Death

Death jokes

Pigeon

Did you know pigeons die after sex?

Well, at least the one I fucked did.

Comeback

What's the best comeback for a person calling you an orphan?

Kill their parents.

Necrophilia

So, a man finds a woman on a train track while he's on his way to a bar, and they had a lot of sex.

When he gets to the bar, he brags about the different sex positions they used, and one of the guys says, "Oh, did you do head?"

He responded with, "No, I couldn't find the head."

Star

My son, who is into astronomy, asked me how stars die.
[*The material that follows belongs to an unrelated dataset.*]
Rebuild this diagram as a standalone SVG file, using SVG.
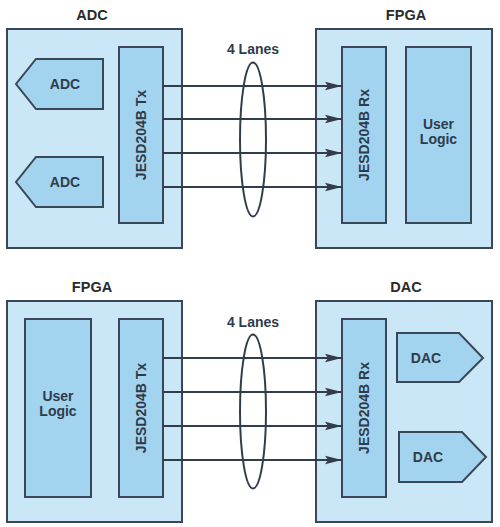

I said, "Usually from an overdose."

Apple

What does an apple and suicidal person have in common?

They're both hanging from a tree.

Pool

I heard a neat little trick you can use to have a public pool all to yourself. If you blow a whistle 3 times, everyone will just get out!

Orphan

Why don't orphans go to the shops? Because when their mum leaves, she's never coming back.

Suicide

I told a joke to a guy who had jumped off a bridge... He was in bits! 🤣🤦‍♂️

Body

When is a right time to dance on a body? If it is under the floorboards.

Orphan

What’s the only advantage of being an orphan?

Nobody makes jokes about yo mamma.

Fish

My fish died, and I didn't do anything. I just took my fish for a walk.

Jesus

My gay ass: I want to find Jesus.

Religious mom: FINALLY!

Me: Grabs a noose.

Coffin

Me: Good night, everyone.

My friends and family: Night.

Me: *gets in coffin*

My family: *stares at my friends* You aren't going to do something?!?

My friends: *to my family* Nope, this is normal.